Cote Bonneville wine dinner at Four Seasons Resort showcase wines that sing, new chef Jonathan Rivera’s talent


veal osso buck with polenta, roasted grape dem

cocoa rubbed duck with amareno cherries, swiss chard

foie torchon with five spiced waffle, pecan brittle

Last Saturday night, master sommelier James Tidwell, who runs the beverage program for the Four Seasons Resort and Club in Las Colinas, invited a couple dozen guests to sip and swirl with winemaker Kerry Shiels from Cote Bonneville.

From their high desert vineyards in Yakima, Washington, Cote Bonneville produces some incredibly fine wines. All of CB’s wines are made from estate-grown fruit, which doesn’t yield much wine at all. But that’s okay with Shiels and Cote Bonneville’s owners– her parents.

Shiels, an engineer who also earned a viticulture and enology degree from UC Davis, refined her craft at some of the world’s best wineries before taking over the winemaking job at Cote Bonneville. Her attention to detail and passion show in every glass we tried.

“Being an engineer, I conducted a lot of research and testing to make our wines,” Shiels told me. “We really take a scientific approach to everything we do because we want to make the best wines possible from our vineyards.”

For example, Cote Bonneville uses Cabernet Franc grapes grown only in rows 1-19 of one planting to make the few barrels of Cabernet Franc rose CB releases, whereas the Cab Franc from rows 20 and above are reserved for CB’s Bordeaux-style blends.

“We sepererate them because we farm them differently,” Shiels says, adding that she wants the grapes to express different characteristics when ripe. Similarly, the CB Chardonnay is a blend of two different blocks of Chardonnay vines: grapes grown in one area of the vineyard express more minerality and a bit of Meyer lemon flavor, while the other block yields pronounced tropical flavors, “especially pineapple upside down cake,” says Shiels.

“Cote Bonneville is one of the best producers in the Northwest,” Jon Davis of Hear Hear Wines told me. Hear Hear represents many high-end boutique Pacific Northwest wineries in Texas (including Eyrie Vineyards, which I wrote about here). “These are benchmark wines, and we can’t get enough of them.”

Like Tidwell and Owens, I’m a  huge fan of Cote Bonneville’s 2009 late harvest Riesling, made from grapes grown exclusively in Cote Bonneville’s DuBrul vineyard. That parcel was once an apple orchard before Shiels’ family replanted the land with grapes in 1992.

Unusually plush for a Washington State late harvest Riesling, CB’s tastes of ripe tropical fruits (mangos, apricots, pineapple, a bit of kiwi) and honey ably balanced by bright acidity and dry-stone minerality. The wine paired perfectly with Cafe on the Green chef Jonathan Rivera‘s dessert: honey-lavender gratin, grilled mangos and creme fraiche gelato.

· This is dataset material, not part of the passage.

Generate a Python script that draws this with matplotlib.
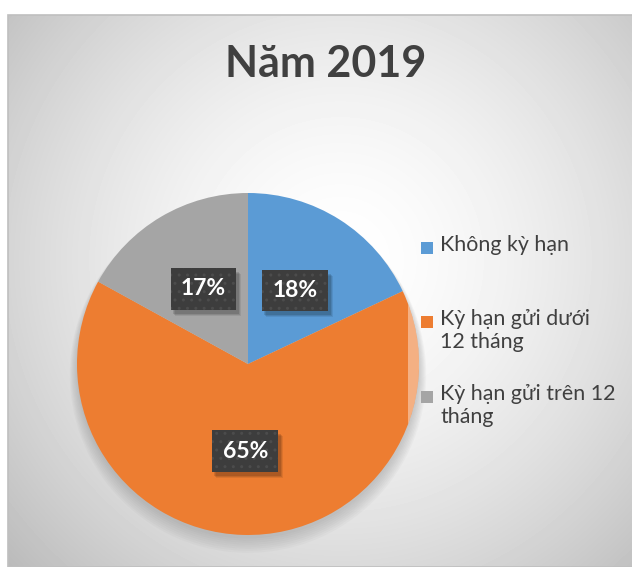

In fact, all of Rivera’s menu sang on pitch, matching each of Shiels’ wines note for note, which is not the norm in many wine dinners.

“Wow, a wine that pairs well with mango! That’s a tough fruit to match,” agreed Melissa Monosoff, another master somm in attendance.

What also impressed me? Rivera’s take on duck. He rubs it in cocoa powder, sears it, roasts it, then teams it with sweet Amarena cherries, a few shards of sautéed swiss chard, mushrooms and leeks– an ideal foil for Cote Bonneville’s 2006 Carriage House Bordeaux blend.

Tidwell, you did it again —  another flawless wine dinner, and further proof that what’s going on at the Four Season’s Cafe on the Green is worth noting. And Rivera, who replaced former Cafe chef Katie Natale, is on track to rise fast; his cooking is really, really good. Mark my words: This guy gets it.